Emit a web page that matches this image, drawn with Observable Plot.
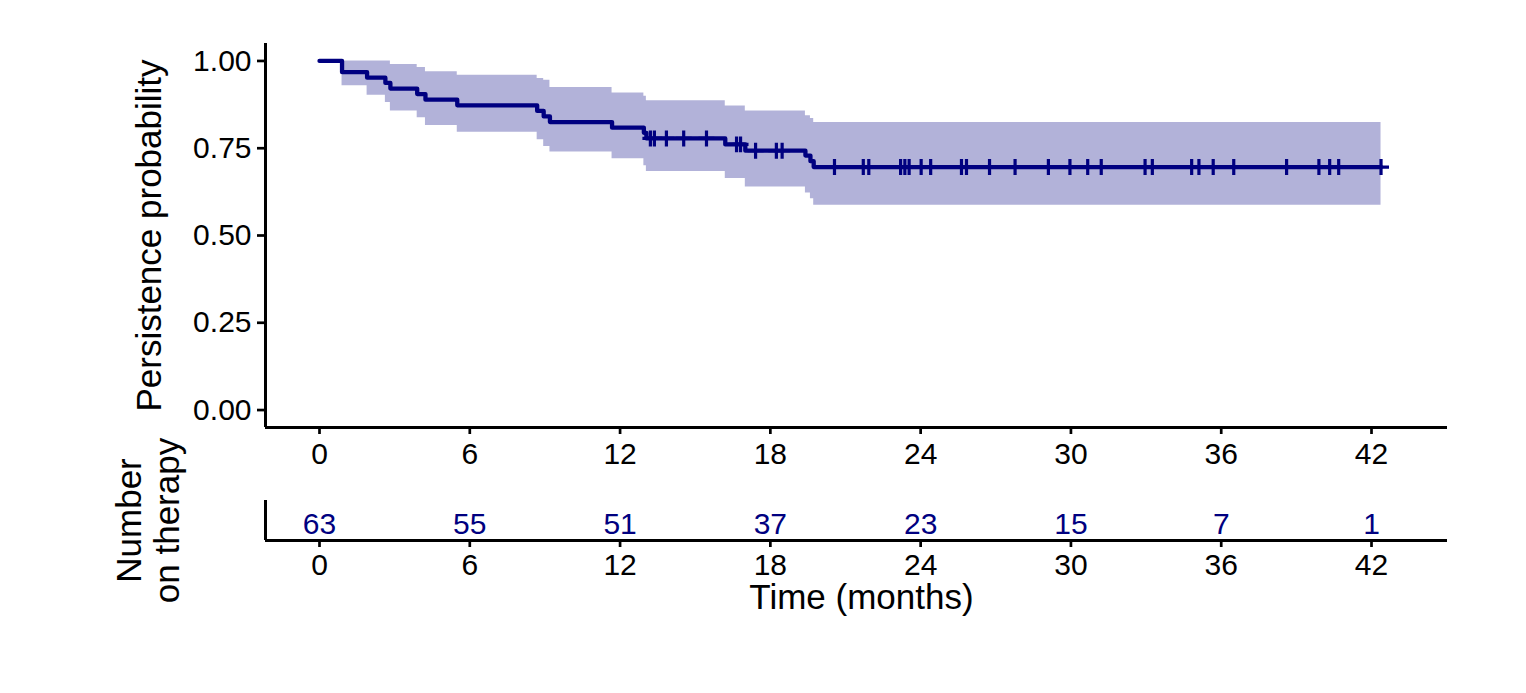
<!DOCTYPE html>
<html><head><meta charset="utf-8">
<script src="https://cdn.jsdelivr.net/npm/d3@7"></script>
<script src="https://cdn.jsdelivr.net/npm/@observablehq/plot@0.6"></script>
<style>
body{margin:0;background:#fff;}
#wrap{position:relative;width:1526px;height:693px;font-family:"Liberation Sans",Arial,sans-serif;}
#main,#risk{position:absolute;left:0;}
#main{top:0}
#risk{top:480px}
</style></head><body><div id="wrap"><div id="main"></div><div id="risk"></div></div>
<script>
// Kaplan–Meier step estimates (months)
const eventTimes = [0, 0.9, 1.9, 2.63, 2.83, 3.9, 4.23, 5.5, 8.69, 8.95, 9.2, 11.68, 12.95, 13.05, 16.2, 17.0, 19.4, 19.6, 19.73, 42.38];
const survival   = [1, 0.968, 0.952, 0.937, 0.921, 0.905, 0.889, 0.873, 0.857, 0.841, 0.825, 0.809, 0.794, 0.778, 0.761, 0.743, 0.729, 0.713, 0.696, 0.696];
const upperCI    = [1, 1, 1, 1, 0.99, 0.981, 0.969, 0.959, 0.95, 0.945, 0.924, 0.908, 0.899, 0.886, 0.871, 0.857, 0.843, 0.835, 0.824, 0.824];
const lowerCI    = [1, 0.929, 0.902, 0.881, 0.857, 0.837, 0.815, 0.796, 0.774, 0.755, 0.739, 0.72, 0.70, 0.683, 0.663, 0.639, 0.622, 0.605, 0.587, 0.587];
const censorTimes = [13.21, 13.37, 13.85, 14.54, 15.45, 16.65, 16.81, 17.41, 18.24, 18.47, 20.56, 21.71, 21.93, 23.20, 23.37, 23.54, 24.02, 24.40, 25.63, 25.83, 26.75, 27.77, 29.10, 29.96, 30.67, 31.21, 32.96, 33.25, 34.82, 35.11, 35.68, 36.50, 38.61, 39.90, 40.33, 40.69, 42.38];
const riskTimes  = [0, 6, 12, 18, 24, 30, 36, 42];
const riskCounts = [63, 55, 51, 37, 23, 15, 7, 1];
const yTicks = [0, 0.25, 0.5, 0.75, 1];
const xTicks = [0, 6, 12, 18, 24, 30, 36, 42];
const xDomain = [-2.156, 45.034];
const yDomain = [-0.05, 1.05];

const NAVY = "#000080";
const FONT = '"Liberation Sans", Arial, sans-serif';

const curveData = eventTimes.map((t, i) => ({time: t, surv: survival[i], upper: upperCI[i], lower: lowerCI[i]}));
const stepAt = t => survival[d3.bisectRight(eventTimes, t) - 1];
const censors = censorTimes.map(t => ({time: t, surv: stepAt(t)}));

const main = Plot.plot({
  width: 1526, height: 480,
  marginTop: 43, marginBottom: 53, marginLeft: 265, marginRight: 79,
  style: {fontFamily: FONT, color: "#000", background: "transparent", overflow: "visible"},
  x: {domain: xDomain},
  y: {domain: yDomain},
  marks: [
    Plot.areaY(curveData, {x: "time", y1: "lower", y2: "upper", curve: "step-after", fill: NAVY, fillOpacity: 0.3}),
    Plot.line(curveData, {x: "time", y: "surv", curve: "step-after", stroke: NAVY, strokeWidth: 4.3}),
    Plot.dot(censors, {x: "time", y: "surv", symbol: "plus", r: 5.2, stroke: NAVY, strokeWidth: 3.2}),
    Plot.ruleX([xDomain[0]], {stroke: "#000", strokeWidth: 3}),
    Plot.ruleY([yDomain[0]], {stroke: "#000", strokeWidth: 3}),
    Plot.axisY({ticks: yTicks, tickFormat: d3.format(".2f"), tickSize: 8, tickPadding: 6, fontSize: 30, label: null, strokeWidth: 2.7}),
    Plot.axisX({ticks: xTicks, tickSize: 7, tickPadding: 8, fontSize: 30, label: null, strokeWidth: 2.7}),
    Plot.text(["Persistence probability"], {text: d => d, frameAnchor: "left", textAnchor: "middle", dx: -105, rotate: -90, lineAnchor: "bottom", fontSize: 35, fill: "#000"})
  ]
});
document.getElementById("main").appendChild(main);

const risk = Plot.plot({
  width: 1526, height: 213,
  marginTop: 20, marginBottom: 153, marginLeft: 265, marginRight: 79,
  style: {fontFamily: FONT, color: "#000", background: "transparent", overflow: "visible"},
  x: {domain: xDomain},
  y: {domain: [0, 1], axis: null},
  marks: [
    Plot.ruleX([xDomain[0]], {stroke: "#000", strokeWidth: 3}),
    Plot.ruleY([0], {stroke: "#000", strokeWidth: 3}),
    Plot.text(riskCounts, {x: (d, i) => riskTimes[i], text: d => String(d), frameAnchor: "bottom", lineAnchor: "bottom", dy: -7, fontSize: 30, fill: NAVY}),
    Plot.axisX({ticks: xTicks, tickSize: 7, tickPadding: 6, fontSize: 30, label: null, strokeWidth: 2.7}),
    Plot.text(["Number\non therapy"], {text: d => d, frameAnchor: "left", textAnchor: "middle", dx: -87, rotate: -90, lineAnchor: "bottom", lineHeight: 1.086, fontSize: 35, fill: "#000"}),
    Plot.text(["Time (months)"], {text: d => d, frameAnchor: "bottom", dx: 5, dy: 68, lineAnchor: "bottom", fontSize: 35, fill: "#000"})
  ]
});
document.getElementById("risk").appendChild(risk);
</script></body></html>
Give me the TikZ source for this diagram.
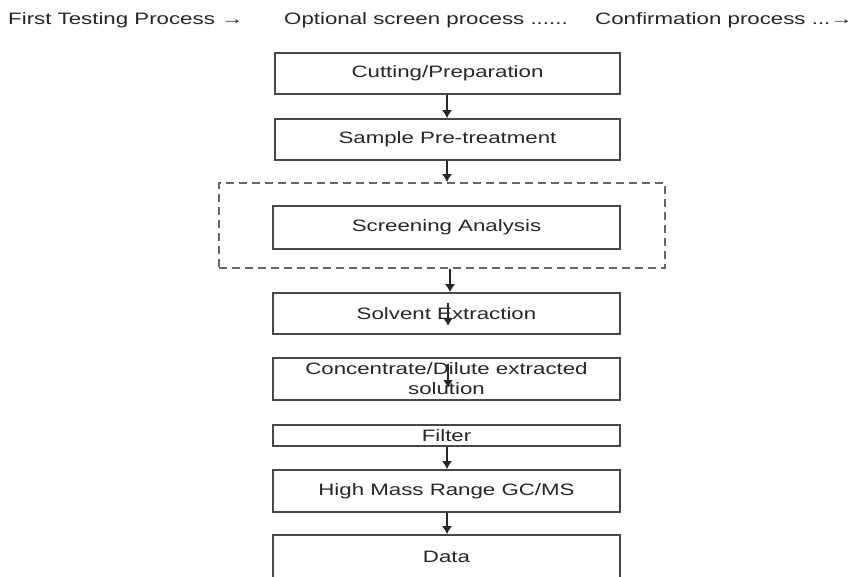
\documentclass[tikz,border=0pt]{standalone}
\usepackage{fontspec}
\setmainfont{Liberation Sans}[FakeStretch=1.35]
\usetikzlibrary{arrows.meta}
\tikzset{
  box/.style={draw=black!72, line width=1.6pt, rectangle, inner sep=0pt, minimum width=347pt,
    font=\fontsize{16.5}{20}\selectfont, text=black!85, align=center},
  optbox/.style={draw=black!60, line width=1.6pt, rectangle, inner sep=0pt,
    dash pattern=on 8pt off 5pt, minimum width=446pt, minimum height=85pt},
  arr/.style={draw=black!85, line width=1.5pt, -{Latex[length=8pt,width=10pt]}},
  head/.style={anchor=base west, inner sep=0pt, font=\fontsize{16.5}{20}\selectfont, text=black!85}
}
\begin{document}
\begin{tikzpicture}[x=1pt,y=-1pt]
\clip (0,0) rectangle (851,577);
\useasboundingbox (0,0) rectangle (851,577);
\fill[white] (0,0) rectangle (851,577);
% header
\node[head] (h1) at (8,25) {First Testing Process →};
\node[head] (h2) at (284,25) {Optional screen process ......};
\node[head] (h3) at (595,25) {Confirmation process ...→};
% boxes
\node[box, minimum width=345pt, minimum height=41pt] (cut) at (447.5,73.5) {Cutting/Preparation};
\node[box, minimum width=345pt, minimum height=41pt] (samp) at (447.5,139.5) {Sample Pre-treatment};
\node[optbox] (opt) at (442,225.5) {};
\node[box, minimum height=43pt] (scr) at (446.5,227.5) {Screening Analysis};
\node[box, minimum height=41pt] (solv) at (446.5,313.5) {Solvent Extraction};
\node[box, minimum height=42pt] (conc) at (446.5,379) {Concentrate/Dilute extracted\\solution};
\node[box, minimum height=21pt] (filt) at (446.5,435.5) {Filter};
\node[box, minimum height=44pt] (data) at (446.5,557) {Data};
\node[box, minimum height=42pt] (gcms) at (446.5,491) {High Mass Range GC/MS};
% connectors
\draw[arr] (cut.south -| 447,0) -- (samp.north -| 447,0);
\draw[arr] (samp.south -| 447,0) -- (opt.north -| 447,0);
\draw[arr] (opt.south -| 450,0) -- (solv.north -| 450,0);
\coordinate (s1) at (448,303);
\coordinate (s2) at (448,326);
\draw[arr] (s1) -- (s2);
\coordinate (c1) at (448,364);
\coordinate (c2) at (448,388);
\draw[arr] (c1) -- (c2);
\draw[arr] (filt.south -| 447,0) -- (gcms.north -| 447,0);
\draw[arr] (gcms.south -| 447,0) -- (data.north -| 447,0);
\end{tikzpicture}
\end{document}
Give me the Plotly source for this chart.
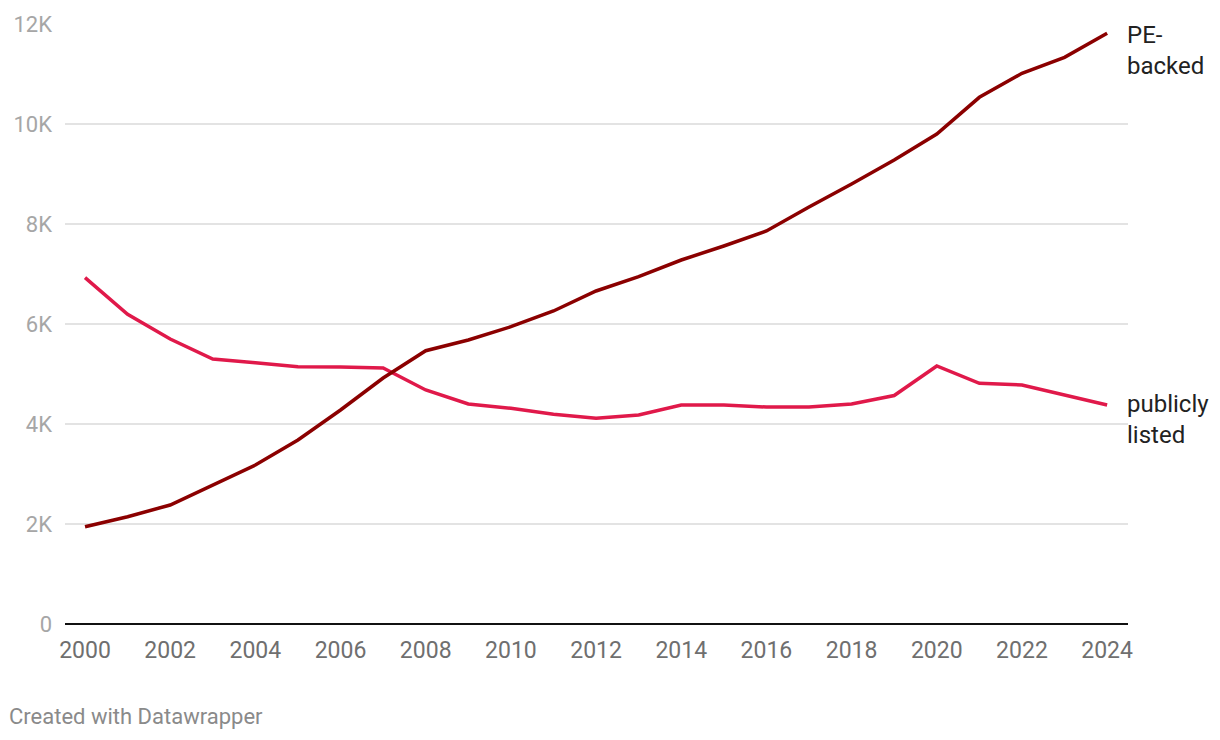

= = =

=== Stated problem ===
Pull every line containing "Give" out of the data above.

=== Reply ===
Give me the TikZ source for this diagram.
Give me the Plotly source for this chart.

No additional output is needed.